Tuesday, October 11, 2011

Ex parte Internet search by Judge prohibited.

Rutanhira v. Rutanhira, 2011 VT 113 (Skoglund, J.)


Father appeals an order awarding mother primary legal rights and responsibilities for the parties’ daughter based on the court’s conclusion that father exercised poor judgment in desiring to take his daughter to his birth country, Zimbabwe. The trip, planned for the summer of 2010, coincided with the World Cup in South Africa. Mother objected. She viewed the trip to Zimbabwe as far too dangerous for daughter. Though father wanted daughter to know her heritage, he ultimately acquiesced to mother’s wishes. Nevertheless, this was the issue upon which the family court based its award of legal custody to mother.
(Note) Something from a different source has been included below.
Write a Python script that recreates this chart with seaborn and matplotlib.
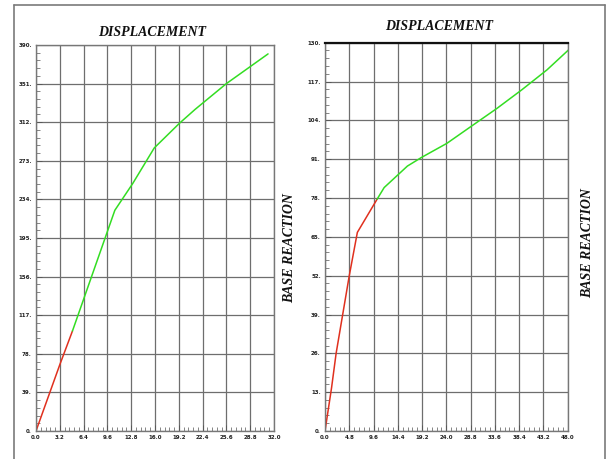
import matplotlib
matplotlib.use("Agg")
import matplotlib.pyplot as plt
import seaborn as sns
import pandas as pd
from matplotlib.lines import Line2D
from matplotlib.ticker import AutoMinorLocator

sns.set_theme(style="white")
plt.rcParams['font.family'] = ['DejaVu Sans']

# ---- data: left panel ----
left_red_x = [0.0, 3.2, 4.9]
left_red_y = [0.0, 67.0, 101.0]
left_green_x = [4.9, 10.6, 13.0, 15.9, 19.3, 21.4, 25.6, 31.2]
left_green_y = [101.0, 223.0, 250.0, 286.0, 311.0, 325.0, 351.0, 381.0]
left_xticks = [0.0, 3.2, 6.4, 9.6, 12.8, 16.0, 19.2, 22.4, 25.6, 28.8, 32.0]
left_xlabels = ["0.0", "3.2", "6.4", "9.6", "12.8", "16.0", "19.2", "22.4", "25.6", "28.8", "32.0"]
left_yticks = [0, 39, 78, 117, 156, 195, 234, 273, 312, 351, 390]
left_ylabels = ["0.", "39.", "78.", "117.", "156.", "195.", "234.", "273.", "312.", "351.", "390."]

# ---- data: right panel ----
right_red_x = [0.0, 1.3, 2.2, 4.8, 6.4, 10.3]
right_red_y = [0.0, 14.5, 26.0, 52.0, 66.5, 77.6]
right_green_x = [10.3, 11.7, 16.3, 19.1, 24.1, 29.0, 34.0, 38.9, 43.9, 48.3]
right_green_y = [77.6, 81.5, 88.7, 91.6, 96.3, 102.1, 108.0, 114.2, 120.9, 127.8]
right_xticks = [0.0, 4.8, 9.6, 14.4, 19.2, 24.0, 28.8, 33.6, 38.4, 43.2, 48.0]
right_xlabels = ["0.0", "4.8", "9.6", "14.4", "19.2", "24.0", "28.8", "33.6", "38.4", "43.2", "48.0"]
right_yticks = [0, 13, 26, 39, 52, 65, 78, 91, 104, 117, 130]
right_ylabels = ["0.", "13.", "26.", "39.", "52.", "65.", "78.", "91.", "104.", "117.", "130."]

W, H = 611, 459
fig = plt.figure(figsize=(W / 100, H / 100), dpi=100)
fig.patch.set_facecolor("white")

def fx(px):
    return px / W

def fy(py):
    return 1 - py / H

# outer frame
frame_col = "#7a7a7a"
fig.add_artist(Line2D([fx(14), fx(14)], [fy(5), fy(459)], color=frame_col, lw=1.2))
fig.add_artist(Line2D([fx(14), fx(605)], [fy(5), fy(5)], color=frame_col, lw=1.2))
fig.add_artist(Line2D([fx(605), fx(605)], [fy(5), fy(459)], color=frame_col, lw=1.2))

axL = fig.add_axes([fx(36), fy(431), fx(274) - fx(36), fy(45) - fy(431)])
axR = fig.add_axes([fx(325), fy(431), fx(567.7) - fx(325), fy(42.7) - fy(431)])

def draw(ax, rx, ry, gx, gy, xt, xl, yt, yl, thick_top):
    dr = pd.DataFrame({"d": rx, "f": ry})
    dg = pd.DataFrame({"d": gx, "f": gy})
    sns.lineplot(data=dr, x="d", y="f", ax=ax, color="#e0301e", lw=1.1, sort=False)
    sns.lineplot(data=dg, x="d", y="f", ax=ax, color="#33dd22", lw=1.1, sort=False)
    ax.set_xlim(xt[0], xt[-1])
    ax.set_ylim(yt[0], yt[-1])
    ax.set_xticks(xt)
    ax.set_xticklabels(xl, fontsize=4, fontweight="bold", color="#222222")
    ax.set_yticks(yt)
    ax.set_yticklabels(yl, fontsize=4, fontweight="bold", color="#222222")
    ax.xaxis.set_minor_locator(AutoMinorLocator(5))
    ax.yaxis.set_minor_locator(AutoMinorLocator(5))
    ax.tick_params(axis="both", which="major", direction="in", length=4, width=0.6,
                   color="#555555", pad=3, left=True, bottom=True)
    ax.tick_params(axis="both", which="minor", direction="in", length=3, width=0.5,
                   color="#555555", left=True, bottom=True)
    ax.set_xlabel("")
    ax.set_ylabel("")
    ax.grid(True, which="major", color="#6e6e6e", lw=0.9)
    ax.set_axisbelow(True)
    for s in ax.spines.values():
        s.set_color("#777777")
        s.set_linewidth(1.0)
    if thick_top:
        ax.spines["top"].set_color("#111111")
        ax.spines["top"].set_linewidth(1.6)

draw(axL, left_red_x, left_red_y, left_green_x, left_green_y,
     left_xticks, left_xlabels, left_yticks, left_ylabels, False)
draw(axR, right_red_x, right_red_y, right_green_x, right_green_y,
     right_xticks, right_xlabels, right_yticks, right_ylabels, True)

title_kw = dict(fontsize=10, fontweight="bold", fontstyle="italic",
                family=["Liberation Serif", "DejaVu Serif"], color="#111111",
                ha="center", va="center")
fig.text(fx(152), fy(32), "DISPLACEMENT", **title_kw)
fig.text(fx(439), fy(27), "DISPLACEMENT", **title_kw)
fig.text(fx(290), fy(248), "BASE REACTION", rotation=90, **title_kw)
fig.text(fx(588), fy(243), "BASE REACTION", rotation=90, **title_kw)

fig.savefig("out.png", dpi=100, facecolor="white")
The court reasoned that “[t]aking the child to an unstable place . . . would not be a wise idea” On appeal, father contends that the trial court abused its discretion by considering evidence outside of the proceeding, specifically a post-hearing internet search about Zimbabwe. We agree that the trial court erred in relying on evidence gathered outside the proceeding, which father did not have an opportunity to contest, and we reverse and remand for the family court to rehear this matter.
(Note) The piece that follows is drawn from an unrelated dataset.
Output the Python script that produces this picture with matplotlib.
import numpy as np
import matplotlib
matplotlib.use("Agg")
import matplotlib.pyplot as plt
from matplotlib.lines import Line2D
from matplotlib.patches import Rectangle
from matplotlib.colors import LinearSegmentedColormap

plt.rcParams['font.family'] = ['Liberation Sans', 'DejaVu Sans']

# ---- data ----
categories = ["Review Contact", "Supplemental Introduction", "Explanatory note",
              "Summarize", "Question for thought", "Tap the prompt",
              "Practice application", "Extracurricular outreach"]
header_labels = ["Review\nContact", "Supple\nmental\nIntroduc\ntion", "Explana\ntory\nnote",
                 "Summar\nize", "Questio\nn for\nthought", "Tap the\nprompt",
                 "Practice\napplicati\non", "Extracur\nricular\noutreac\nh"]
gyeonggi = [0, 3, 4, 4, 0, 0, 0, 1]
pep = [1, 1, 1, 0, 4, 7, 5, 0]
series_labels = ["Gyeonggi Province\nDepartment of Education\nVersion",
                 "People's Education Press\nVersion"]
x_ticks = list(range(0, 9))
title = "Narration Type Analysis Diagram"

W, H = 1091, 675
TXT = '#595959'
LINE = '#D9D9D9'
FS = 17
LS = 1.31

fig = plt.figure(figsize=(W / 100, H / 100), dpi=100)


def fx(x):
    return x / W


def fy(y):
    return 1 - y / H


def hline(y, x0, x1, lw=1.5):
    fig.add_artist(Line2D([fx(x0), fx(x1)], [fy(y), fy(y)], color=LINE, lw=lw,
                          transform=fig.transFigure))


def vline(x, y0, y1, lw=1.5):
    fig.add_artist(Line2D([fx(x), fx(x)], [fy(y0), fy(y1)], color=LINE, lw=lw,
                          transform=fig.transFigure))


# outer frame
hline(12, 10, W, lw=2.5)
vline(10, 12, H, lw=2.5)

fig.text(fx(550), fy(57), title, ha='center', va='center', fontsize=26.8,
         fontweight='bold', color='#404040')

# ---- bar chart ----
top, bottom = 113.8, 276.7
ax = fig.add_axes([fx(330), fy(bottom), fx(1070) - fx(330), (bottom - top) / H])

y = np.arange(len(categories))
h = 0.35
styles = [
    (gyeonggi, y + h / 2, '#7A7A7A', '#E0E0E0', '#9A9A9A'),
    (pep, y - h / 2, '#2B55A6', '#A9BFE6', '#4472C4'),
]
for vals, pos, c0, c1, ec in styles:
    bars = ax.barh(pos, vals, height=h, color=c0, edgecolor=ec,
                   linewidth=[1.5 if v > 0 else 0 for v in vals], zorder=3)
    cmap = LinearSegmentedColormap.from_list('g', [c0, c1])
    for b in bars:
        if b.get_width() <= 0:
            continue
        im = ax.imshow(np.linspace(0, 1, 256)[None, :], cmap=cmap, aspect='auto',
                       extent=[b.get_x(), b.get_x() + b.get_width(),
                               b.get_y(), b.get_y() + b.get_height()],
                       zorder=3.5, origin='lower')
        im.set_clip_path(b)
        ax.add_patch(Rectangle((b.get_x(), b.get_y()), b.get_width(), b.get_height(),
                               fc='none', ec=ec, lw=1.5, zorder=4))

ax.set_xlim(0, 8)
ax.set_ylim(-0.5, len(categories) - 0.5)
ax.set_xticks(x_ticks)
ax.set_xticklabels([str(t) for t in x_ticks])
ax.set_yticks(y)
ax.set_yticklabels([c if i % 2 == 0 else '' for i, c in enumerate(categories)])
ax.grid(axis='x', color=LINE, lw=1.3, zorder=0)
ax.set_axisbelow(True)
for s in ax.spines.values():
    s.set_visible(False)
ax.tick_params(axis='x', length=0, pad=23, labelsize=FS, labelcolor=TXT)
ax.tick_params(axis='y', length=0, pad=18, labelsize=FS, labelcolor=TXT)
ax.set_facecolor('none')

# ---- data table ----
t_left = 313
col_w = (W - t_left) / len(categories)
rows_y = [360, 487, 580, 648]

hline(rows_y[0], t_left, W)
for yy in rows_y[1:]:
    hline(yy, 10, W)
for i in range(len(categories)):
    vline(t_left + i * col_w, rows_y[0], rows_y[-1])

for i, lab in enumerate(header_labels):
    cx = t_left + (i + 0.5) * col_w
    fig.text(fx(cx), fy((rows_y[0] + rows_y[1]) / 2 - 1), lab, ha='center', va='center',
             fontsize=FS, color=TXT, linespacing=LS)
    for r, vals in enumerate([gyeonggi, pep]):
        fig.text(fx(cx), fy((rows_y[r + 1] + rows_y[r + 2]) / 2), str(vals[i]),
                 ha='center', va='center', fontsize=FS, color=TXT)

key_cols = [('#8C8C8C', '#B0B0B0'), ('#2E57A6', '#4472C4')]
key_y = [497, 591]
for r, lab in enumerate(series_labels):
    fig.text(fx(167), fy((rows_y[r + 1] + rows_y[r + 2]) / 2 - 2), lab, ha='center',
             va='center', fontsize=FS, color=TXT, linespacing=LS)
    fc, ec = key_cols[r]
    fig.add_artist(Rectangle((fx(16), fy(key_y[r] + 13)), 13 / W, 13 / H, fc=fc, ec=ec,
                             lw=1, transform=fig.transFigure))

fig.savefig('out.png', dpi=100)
There are two concerns about judicial Internet searches. Reliability and permanence of information are constant concerns with Internet-based resources. See D. Tennant & L. Seal, Judicial Ethics & the Internet: May Judges Search the Internet in Evaluating & Deciding a Case?, 16 Prof. Law. 2, 14-16 (2005). In its decision, the court referred to a “sampling” of information the court had viewed on the Internet. This was not necessarily a source Father relied upon in 2009 when making his decision. We cannot determine whether the “sampling” of information the court obtained from these sites was exhaustive or selective. It is impossible for us to review the record given the dynamic nature of information on the Internet and the necessarily time-bound query that produced such articles. The articles examined by the court, as far as we know, spanned several years and are from sources whose record for accuracy is unknown.
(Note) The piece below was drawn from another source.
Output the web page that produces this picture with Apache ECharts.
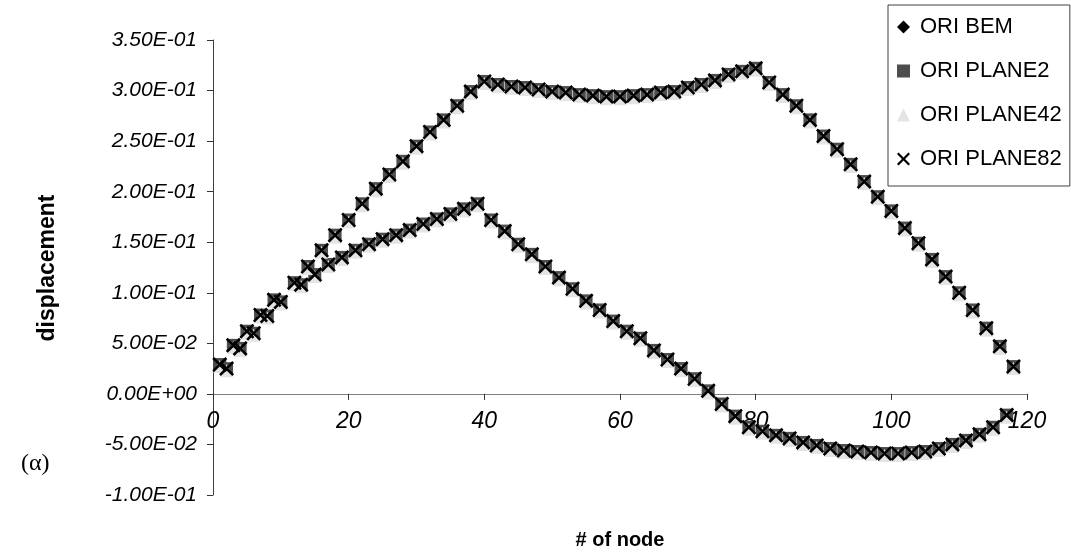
<!DOCTYPE html>
<html>
<head>
<meta charset="utf-8">
<script src="https://cdn.jsdelivr.net/npm/echarts@6/dist/echarts.min.js"></script>
<style>
  html, body { margin: 0; padding: 0; background: #fff; }
  #chart { width: 1071px; height: 556px; }
</style>
</head>
<body>
<div id="chart"></div>
<script>
// Node numbers of the two displacement branches
const upperNodes = [1,3,5,7,9,12,14,16,18,20,22,24,26,28,30,32,34,36,38,40,42,44,46,48,50,52,54,56,58,60,62,64,66,68,70,72,74,76,78,80,82,84,86,88,90,92,94,96,98,100,102,104,106,108,110,112,114,116,118];
const lowerNodes = [2,4,6,8,10,13,15,17,19,21,23,25,27,29,31,33,35,37,39,41,43,45,47,49,51,53,55,57,59,61,63,65,67,69,71,73,75,77,79,81,83,85,87,89,91,93,95,97,99,101,103,105,107,109,111,113,115,117];

// ORI BEM
const bemUpper = [0.029,0.048,0.062,0.078,0.093,0.110,0.126,0.142,0.157,0.172,0.188,0.203,0.217,0.230,0.245,0.259,0.271,0.285,0.299,0.309,0.306,0.304,0.303,0.301,0.299,0.298,0.296,0.295,0.294,0.294,0.295,0.296,0.298,0.299,0.303,0.306,0.310,0.316,0.319,0.322,0.308,0.296,0.285,0.271,0.255,0.242,0.227,0.210,0.195,0.181,0.164,0.149,0.133,0.116,0.100,0.083,0.065,0.047,0.027];
const bemLower = [0.025,0.045,0.060,0.077,0.091,0.108,0.118,0.128,0.135,0.142,0.148,0.153,0.157,0.162,0.168,0.173,0.178,0.183,0.188,0.172,0.161,0.148,0.138,0.126,0.115,0.104,0.092,0.083,0.072,0.062,0.055,0.043,0.034,0.025,0.015,0.003,-0.010,-0.022,-0.033,-0.037,-0.041,-0.044,-0.048,-0.051,-0.054,-0.056,-0.057,-0.058,-0.059,-0.059,-0.058,-0.057,-0.054,-0.050,-0.046,-0.040,-0.033,-0.021];

// ORI PLANE2
const plane2Upper = [0.029,0.048,0.062,0.078,0.093,0.110,0.126,0.142,0.157,0.172,0.188,0.203,0.217,0.230,0.245,0.259,0.271,0.285,0.299,0.309,0.306,0.304,0.303,0.301,0.299,0.298,0.296,0.295,0.294,0.294,0.295,0.296,0.298,0.299,0.303,0.306,0.310,0.316,0.319,0.322,0.308,0.296,0.285,0.271,0.255,0.242,0.227,0.210,0.195,0.181,0.164,0.149,0.133,0.116,0.100,0.083,0.065,0.047,0.027];
const plane2Lower = [0.025,0.045,0.060,0.077,0.091,0.108,0.118,0.128,0.135,0.142,0.148,0.153,0.157,0.162,0.168,0.173,0.178,0.183,0.188,0.172,0.161,0.148,0.138,0.126,0.115,0.104,0.092,0.083,0.072,0.062,0.055,0.043,0.034,0.025,0.015,0.003,-0.010,-0.022,-0.033,-0.037,-0.041,-0.044,-0.048,-0.051,-0.054,-0.056,-0.057,-0.058,-0.059,-0.059,-0.058,-0.057,-0.054,-0.050,-0.046,-0.040,-0.033,-0.021];

// ORI PLANE42
const plane42Upper = [0.027,0.046,0.060,0.076,0.091,0.108,0.124,0.140,0.155,0.170,0.186,0.201,0.215,0.228,0.243,0.257,0.269,0.283,0.297,0.307,0.304,0.302,0.301,0.299,0.297,0.296,0.294,0.293,0.292,0.292,0.293,0.294,0.296,0.297,0.301,0.304,0.308,0.314,0.317,0.320,0.306,0.294,0.283,0.269,0.253,0.240,0.225,0.208,0.193,0.179,0.162,0.147,0.131,0.114,0.098,0.081,0.063,0.045,0.025];
const plane42Lower = [0.023,0.043,0.058,0.075,0.089,0.106,0.116,0.126,0.133,0.140,0.146,0.151,0.155,0.160,0.166,0.171,0.176,0.181,0.186,0.170,0.159,0.146,0.136,0.124,0.113,0.102,0.090,0.081,0.070,0.060,0.053,0.041,0.032,0.023,0.013,0.001,-0.012,-0.024,-0.035,-0.039,-0.043,-0.046,-0.050,-0.053,-0.056,-0.058,-0.059,-0.060,-0.061,-0.061,-0.060,-0.059,-0.056,-0.052,-0.048,-0.042,-0.035,-0.023];

// ORI PLANE82
const plane82Upper = [0.029,0.048,0.062,0.078,0.093,0.110,0.126,0.142,0.157,0.172,0.188,0.203,0.217,0.230,0.245,0.259,0.271,0.285,0.299,0.309,0.306,0.304,0.303,0.301,0.299,0.298,0.296,0.295,0.294,0.294,0.295,0.296,0.298,0.299,0.303,0.306,0.310,0.316,0.319,0.322,0.308,0.296,0.285,0.271,0.255,0.242,0.227,0.210,0.195,0.181,0.164,0.149,0.133,0.116,0.100,0.083,0.065,0.047,0.027];
const plane82Lower = [0.025,0.045,0.060,0.077,0.091,0.108,0.118,0.128,0.135,0.142,0.148,0.153,0.157,0.162,0.168,0.173,0.178,0.183,0.188,0.172,0.161,0.148,0.138,0.126,0.115,0.104,0.092,0.083,0.072,0.062,0.055,0.043,0.034,0.025,0.015,0.003,-0.010,-0.022,-0.033,-0.037,-0.041,-0.044,-0.048,-0.051,-0.054,-0.056,-0.057,-0.058,-0.059,-0.059,-0.058,-0.057,-0.054,-0.050,-0.046,-0.040,-0.033,-0.021];

const seriesNames = ['ORI BEM', 'ORI PLANE2', 'ORI PLANE42', 'ORI PLANE82'];
const xTicks = { min: 0, max: 120, step: 20 };
const yTicks = { min: -0.1, max: 0.35, step: 0.05 };
const xTitle = '# of node';
const yTitle = 'displacement';
const panelTag = '(α)';

// plot box in pixels
const W = 1071, H = 556;
const gridBox = { left: 213, right: 44, top: 40, bottom: 61 };
const plotHeight = H - gridBox.top - gridBox.bottom;
// the node axis crosses the displacement axis at zero: shift it up from the plot bottom
const zeroLift = (0 - yTicks.min) / (yTicks.max - yTicks.min) * plotHeight;

// pair node numbers with displacement values, both branches in one series
function points(upper, lower) {
  return upperNodes.map((n, i) => [n, upper[i]])
    .concat(lowerNodes.map((n, i) => [n, lower[i]]));
}

// spreadsheet-style scientific label, e.g. 3.50E-01
function sci(v) {
  const parts = Number(v).toExponential(2).split('e');
  const ex = parseInt(parts[1], 10);
  return parts[0] + 'E' + (ex < 0 ? '-' : '+') + String(Math.abs(ex)).padStart(2, '0');
}

const CROSS = 'path://M0,1.7L1.7,0L7,5.3L12.3,0L14,1.7L8.7,7L14,12.3L12.3,14L7,8.7L1.7,14L0,12.3L5.3,7Z';
const FONT = '"Liberation Sans", Arial, Helvetica, sans-serif';

const chart = echarts.init(document.getElementById('chart'), null, { renderer: 'canvas' });

chart.setOption({
  backgroundColor: '#ffffff',
  animation: false,
  grid: Object.assign({ containLabel: false, outerBoundsMode: 'none' }, gridBox),
  xAxis: {
    type: 'value',
    min: xTicks.min, max: xTicks.max, interval: xTicks.step,
    offset: -zeroLift,
    axisLine: { onZero: false, lineStyle: { color: '#7f7f7f', width: 1 } },
    axisTick: { show: true, inside: false, length: 6, lineStyle: { color: '#333' } },
    axisLabel: { margin: 16, fontFamily: FONT, fontSize: 23, fontStyle: 'italic', color: '#000' },
    splitLine: { show: false }
  },
  yAxis: {
    type: 'value',
    min: yTicks.min, max: yTicks.max, interval: yTicks.step,
    axisLine: { show: true, lineStyle: { color: '#404040', width: 1 } },
    axisTick: { show: true, inside: false, length: 6, lineStyle: { color: '#333' } },
    axisLabel: { margin: 16, fontFamily: FONT, fontSize: 21, fontStyle: 'italic', color: '#000', formatter: sci },
    splitLine: { show: false }
  },
  legend: {
    orient: 'vertical',
    left: 888, top: 5,
    padding: [10, 8, 15, 9],
    itemGap: 20,
    itemWidth: 13, itemHeight: 13,
    borderColor: '#404040', borderWidth: 1,
    textStyle: { fontFamily: FONT, fontSize: 22, color: '#000', lineHeight: 24, padding: [0, 0, 0, 5] },
    data: seriesNames
  },
  graphic: [
    { type: 'text', left: 21, top: 452,
      style: { text: panelTag, font: '24px "Liberation Serif", "Times New Roman", serif', fill: '#000' } },
    { type: 'text', x: 620, y: 540,
      style: { text: xTitle, font: 'bold 20px ' + FONT, fill: '#000', textAlign: 'center', textVerticalAlign: 'middle' } },
    { type: 'text', x: 48, y: 268, rotation: Math.PI / 2,
      style: { text: yTitle, font: 'bold 23px ' + FONT, fill: '#000', textAlign: 'center', textVerticalAlign: 'middle' } }
  ],
  series: [
    { name: seriesNames[0], type: 'scatter', symbol: 'diamond', symbolSize: 12,
      itemStyle: { color: '#000', opacity: 1 }, data: points(bemUpper, bemLower) },
    { name: seriesNames[1], type: 'scatter', symbol: 'rect', symbolSize: 13,
      itemStyle: { color: '#4d4d4d', opacity: 1 }, data: points(plane2Upper, plane2Lower) },
    { name: seriesNames[2], type: 'scatter', symbol: 'triangle', symbolSize: 13,
      itemStyle: { color: '#e4e4e4', opacity: 1 }, data: points(plane42Upper, plane42Lower) },
    { name: seriesNames[3], type: 'scatter', symbol: CROSS, symbolSize: 15,
      itemStyle: { color: '#000', opacity: 1 }, data: points(plane82Upper, plane82Lower) }
  ]
});
</script>
</body>
</html>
Second, is the lack of notice and opportunity to be heard. A court cannot undertake an Internet search after the submission of a case on an issue material to that case and rely on information or evidence not properly introduced. In doing so, a court denies parties the opportunity to address the information and confront potentially harmful evidence. Even in the context of judicial notice, our Rules of Evidence demand that the parties receive “an opportunity to be heard as to the propriety of taking judicial notice and the tenor of the matter noticed.” V.R.E. 201(e). Other appellate courts have reached a similar conclusion when reviewing a trial court’s reliance on Internet searches undertaken after the close of the hearing. Here, the trial court conducted its own investigation, using this further investigation to determine the outcome of the case. Neither party could reasonably expect such additional fact-finding. Neither had an opportunity to test any of the evidence acquired through this investigation. It was error for the court to rely on this evidence.